[Source code of charts]
───

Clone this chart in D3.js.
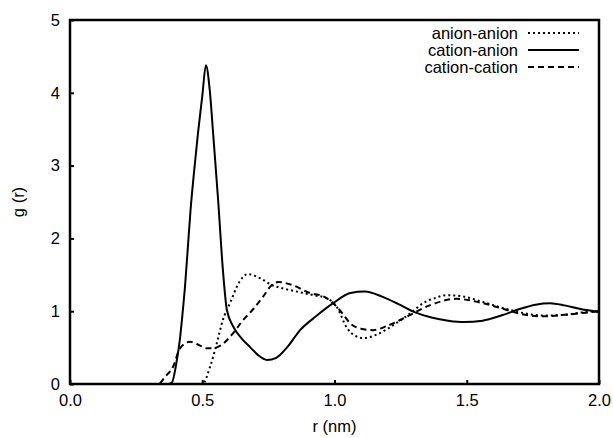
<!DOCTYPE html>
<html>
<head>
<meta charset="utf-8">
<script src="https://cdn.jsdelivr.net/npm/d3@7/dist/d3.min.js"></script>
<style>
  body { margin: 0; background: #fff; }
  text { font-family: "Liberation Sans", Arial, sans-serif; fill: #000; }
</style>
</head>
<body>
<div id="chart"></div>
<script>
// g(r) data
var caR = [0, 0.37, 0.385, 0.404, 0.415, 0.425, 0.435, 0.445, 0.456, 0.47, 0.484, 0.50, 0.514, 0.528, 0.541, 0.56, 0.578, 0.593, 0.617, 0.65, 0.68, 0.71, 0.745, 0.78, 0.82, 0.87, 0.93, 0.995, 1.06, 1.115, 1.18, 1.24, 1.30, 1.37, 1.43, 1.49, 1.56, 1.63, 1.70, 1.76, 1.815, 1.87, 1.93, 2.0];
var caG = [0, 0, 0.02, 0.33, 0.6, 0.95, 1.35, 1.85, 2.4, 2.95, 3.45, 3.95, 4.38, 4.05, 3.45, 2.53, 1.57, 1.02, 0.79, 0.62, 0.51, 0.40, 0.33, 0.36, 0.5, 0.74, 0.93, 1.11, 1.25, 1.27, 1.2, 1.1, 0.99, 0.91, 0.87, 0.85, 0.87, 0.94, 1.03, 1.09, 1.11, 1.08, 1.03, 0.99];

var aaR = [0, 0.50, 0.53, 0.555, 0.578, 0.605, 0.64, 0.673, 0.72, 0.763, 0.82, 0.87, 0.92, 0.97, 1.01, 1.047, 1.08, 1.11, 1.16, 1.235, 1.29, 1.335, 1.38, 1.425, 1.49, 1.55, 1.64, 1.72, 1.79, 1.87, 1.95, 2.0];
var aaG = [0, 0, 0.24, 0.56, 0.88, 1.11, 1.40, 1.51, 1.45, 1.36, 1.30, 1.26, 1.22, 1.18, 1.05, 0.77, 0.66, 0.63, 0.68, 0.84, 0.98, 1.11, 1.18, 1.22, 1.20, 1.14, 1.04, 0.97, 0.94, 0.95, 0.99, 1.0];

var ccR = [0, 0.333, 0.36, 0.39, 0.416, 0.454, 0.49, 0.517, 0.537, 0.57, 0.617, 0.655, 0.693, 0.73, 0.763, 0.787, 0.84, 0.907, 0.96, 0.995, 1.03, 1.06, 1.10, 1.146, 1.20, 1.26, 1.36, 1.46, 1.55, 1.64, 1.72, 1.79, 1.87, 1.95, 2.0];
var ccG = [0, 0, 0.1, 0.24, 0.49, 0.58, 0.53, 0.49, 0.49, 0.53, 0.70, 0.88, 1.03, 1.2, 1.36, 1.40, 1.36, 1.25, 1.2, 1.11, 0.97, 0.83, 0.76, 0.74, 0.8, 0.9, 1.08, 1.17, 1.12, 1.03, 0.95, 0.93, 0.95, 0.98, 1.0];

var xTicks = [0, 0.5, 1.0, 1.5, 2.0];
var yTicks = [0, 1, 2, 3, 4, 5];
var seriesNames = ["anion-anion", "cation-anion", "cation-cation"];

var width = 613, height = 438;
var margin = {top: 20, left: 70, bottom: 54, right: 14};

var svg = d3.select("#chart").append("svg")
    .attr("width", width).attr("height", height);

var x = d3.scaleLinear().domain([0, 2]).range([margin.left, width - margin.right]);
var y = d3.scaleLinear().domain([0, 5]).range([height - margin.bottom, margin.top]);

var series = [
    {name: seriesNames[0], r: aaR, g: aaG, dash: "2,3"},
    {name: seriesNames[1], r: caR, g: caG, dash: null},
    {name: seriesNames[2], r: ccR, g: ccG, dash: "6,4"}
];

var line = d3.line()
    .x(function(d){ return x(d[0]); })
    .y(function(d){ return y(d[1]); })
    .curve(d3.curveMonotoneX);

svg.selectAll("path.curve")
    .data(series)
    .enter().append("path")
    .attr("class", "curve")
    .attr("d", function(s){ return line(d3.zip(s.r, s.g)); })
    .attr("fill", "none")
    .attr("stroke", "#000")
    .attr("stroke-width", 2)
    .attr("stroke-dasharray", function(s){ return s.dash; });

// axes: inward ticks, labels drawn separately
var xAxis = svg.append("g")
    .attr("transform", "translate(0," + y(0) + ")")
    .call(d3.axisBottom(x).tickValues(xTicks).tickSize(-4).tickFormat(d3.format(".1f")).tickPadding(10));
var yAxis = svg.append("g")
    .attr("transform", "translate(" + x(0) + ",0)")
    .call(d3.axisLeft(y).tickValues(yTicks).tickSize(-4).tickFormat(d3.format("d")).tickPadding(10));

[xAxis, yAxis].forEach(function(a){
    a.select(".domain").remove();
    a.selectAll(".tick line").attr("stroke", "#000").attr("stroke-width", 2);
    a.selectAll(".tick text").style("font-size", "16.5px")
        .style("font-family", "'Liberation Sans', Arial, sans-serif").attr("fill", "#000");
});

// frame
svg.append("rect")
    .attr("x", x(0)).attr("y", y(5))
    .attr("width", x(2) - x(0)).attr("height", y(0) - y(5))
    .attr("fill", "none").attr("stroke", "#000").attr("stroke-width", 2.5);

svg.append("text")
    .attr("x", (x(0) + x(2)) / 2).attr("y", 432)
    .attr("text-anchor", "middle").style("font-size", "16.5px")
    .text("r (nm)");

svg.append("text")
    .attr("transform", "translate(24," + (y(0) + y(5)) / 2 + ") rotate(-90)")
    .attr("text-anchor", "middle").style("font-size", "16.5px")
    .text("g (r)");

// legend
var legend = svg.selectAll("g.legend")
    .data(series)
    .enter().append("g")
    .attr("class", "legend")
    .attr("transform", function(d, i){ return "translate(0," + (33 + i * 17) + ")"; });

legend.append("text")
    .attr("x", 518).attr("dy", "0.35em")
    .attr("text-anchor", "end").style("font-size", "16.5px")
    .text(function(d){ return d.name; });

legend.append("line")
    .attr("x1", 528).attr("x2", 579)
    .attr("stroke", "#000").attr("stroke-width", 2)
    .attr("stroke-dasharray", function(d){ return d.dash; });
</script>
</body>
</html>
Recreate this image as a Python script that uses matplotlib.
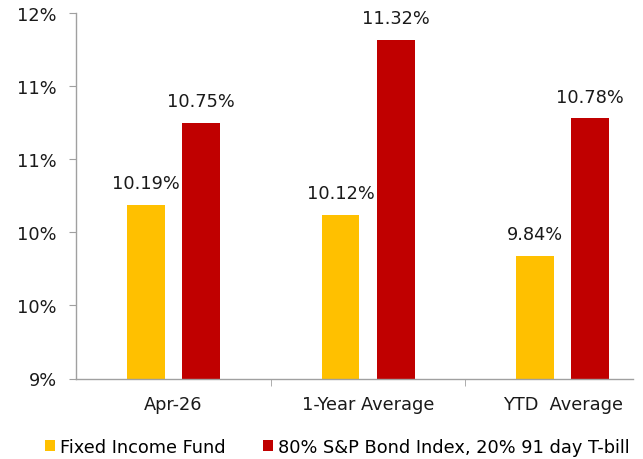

───

- [What to work on]:
Repeat each record exactly as shown above, dropping all images.

- [Task response]:
Clone this chart in D3.js.
<!DOCTYPE html>
<html>
<head>
<meta charset="utf-8">
<script src="https://cdn.jsdelivr.net/npm/d3@7/dist/d3.min.js"></script>
<style>
  body { margin: 0; background: #fff; }
  text { font-family: "Liberation Sans", Arial, sans-serif; fill: #000; }
</style>
</head>
<body>
<div id="chart"></div>
<script>
// g(r) data
var caR = [0, 0.37, 0.385, 0.404, 0.415, 0.425, 0.435, 0.445, 0.456, 0.47, 0.484, 0.50, 0.514, 0.528, 0.541, 0.56, 0.578, 0.593, 0.617, 0.65, 0.68, 0.71, 0.745, 0.78, 0.82, 0.87, 0.93, 0.995, 1.06, 1.115, 1.18, 1.24, 1.30, 1.37, 1.43, 1.49, 1.56, 1.63, 1.70, 1.76, 1.815, 1.87, 1.93, 2.0];
var caG = [0, 0, 0.02, 0.33, 0.6, 0.95, 1.35, 1.85, 2.4, 2.95, 3.45, 3.95, 4.38, 4.05, 3.45, 2.53, 1.57, 1.02, 0.79, 0.62, 0.51, 0.40, 0.33, 0.36, 0.5, 0.74, 0.93, 1.11, 1.25, 1.27, 1.2, 1.1, 0.99, 0.91, 0.87, 0.85, 0.87, 0.94, 1.03, 1.09, 1.11, 1.08, 1.03, 0.99];

var aaR = [0, 0.50, 0.53, 0.555, 0.578, 0.605, 0.64, 0.673, 0.72, 0.763, 0.82, 0.87, 0.92, 0.97, 1.01, 1.047, 1.08, 1.11, 1.16, 1.235, 1.29, 1.335, 1.38, 1.425, 1.49, 1.55, 1.64, 1.72, 1.79, 1.87, 1.95, 2.0];
var aaG = [0, 0, 0.24, 0.56, 0.88, 1.11, 1.40, 1.51, 1.45, 1.36, 1.30, 1.26, 1.22, 1.18, 1.05, 0.77, 0.66, 0.63, 0.68, 0.84, 0.98, 1.11, 1.18, 1.22, 1.20, 1.14, 1.04, 0.97, 0.94, 0.95, 0.99, 1.0];

var ccR = [0, 0.333, 0.36, 0.39, 0.416, 0.454, 0.49, 0.517, 0.537, 0.57, 0.617, 0.655, 0.693, 0.73, 0.763, 0.787, 0.84, 0.907, 0.96, 0.995, 1.03, 1.06, 1.10, 1.146, 1.20, 1.26, 1.36, 1.46, 1.55, 1.64, 1.72, 1.79, 1.87, 1.95, 2.0];
var ccG = [0, 0, 0.1, 0.24, 0.49, 0.58, 0.53, 0.49, 0.49, 0.53, 0.70, 0.88, 1.03, 1.2, 1.36, 1.40, 1.36, 1.25, 1.2, 1.11, 0.97, 0.83, 0.76, 0.74, 0.8, 0.9, 1.08, 1.17, 1.12, 1.03, 0.95, 0.93, 0.95, 0.98, 1.0];

var xTicks = [0, 0.5, 1.0, 1.5, 2.0];
var yTicks = [0, 1, 2, 3, 4, 5];
var seriesNames = ["anion-anion", "cation-anion", "cation-cation"];

var width = 613, height = 438;
var margin = {top: 20, left: 70, bottom: 54, right: 14};

var svg = d3.select("#chart").append("svg")
    .attr("width", width).attr("height", height);

var x = d3.scaleLinear().domain([0, 2]).range([margin.left, width - margin.right]);
var y = d3.scaleLinear().domain([0, 5]).range([height - margin.bottom, margin.top]);

var series = [
    {name: seriesNames[0], r: aaR, g: aaG, dash: "2,3"},
    {name: seriesNames[1], r: caR, g: caG, dash: null},
    {name: seriesNames[2], r: ccR, g: ccG, dash: "6,4"}
];

var line = d3.line()
    .x(function(d){ return x(d[0]); })
    .y(function(d){ return y(d[1]); })
    .curve(d3.curveMonotoneX);

svg.selectAll("path.curve")
    .data(series)
    .enter().append("path")
    .attr("class", "curve")
    .attr("d", function(s){ return line(d3.zip(s.r, s.g)); })
    .attr("fill", "none")
    .attr("stroke", "#000")
    .attr("stroke-width", 2)
    .attr("stroke-dasharray", function(s){ return s.dash; });

// axes: inward ticks, labels drawn separately
var xAxis = svg.append("g")
    .attr("transform", "translate(0," + y(0) + ")")
    .call(d3.axisBottom(x).tickValues(xTicks).tickSize(-4).tickFormat(d3.format(".1f")).tickPadding(10));
var yAxis = svg.append("g")
    .attr("transform", "translate(" + x(0) + ",0)")
    .call(d3.axisLeft(y).tickValues(yTicks).tickSize(-4).tickFormat(d3.format("d")).tickPadding(10));

[xAxis, yAxis].forEach(function(a){
    a.select(".domain").remove();
    a.selectAll(".tick line").attr("stroke", "#000").attr("stroke-width", 2);
    a.selectAll(".tick text").style("font-size", "16.5px")
        .style("font-family", "'Liberation Sans', Arial, sans-serif").attr("fill", "#000");
});

// frame
svg.append("rect")
    .attr("x", x(0)).attr("y", y(5))
    .attr("width", x(2) - x(0)).attr("height", y(0) - y(5))
    .attr("fill", "none").attr("stroke", "#000").attr("stroke-width", 2.5);

svg.append("text")
    .attr("x", (x(0) + x(2)) / 2).attr("y", 432)
    .attr("text-anchor", "middle").style("font-size", "16.5px")
    .text("r (nm)");

svg.append("text")
    .attr("transform", "translate(24," + (y(0) + y(5)) / 2 + ") rotate(-90)")
    .attr("text-anchor", "middle").style("font-size", "16.5px")
    .text("g (r)");

// legend
var legend = svg.selectAll("g.legend")
    .data(series)
    .enter().append("g")
    .attr("class", "legend")
    .attr("transform", function(d, i){ return "translate(0," + (33 + i * 17) + ")"; });

legend.append("text")
    .attr("x", 518).attr("dy", "0.35em")
    .attr("text-anchor", "end").style("font-size", "16.5px")
    .text(function(d){ return d.name; });

legend.append("line")
    .attr("x1", 528).attr("x2", 579)
    .attr("stroke", "#000").attr("stroke-width", 2)
    .attr("stroke-dasharray", function(d){ return d.dash; });
</script>
</body>
</html>
Recreate this image as a Python script that uses matplotlib.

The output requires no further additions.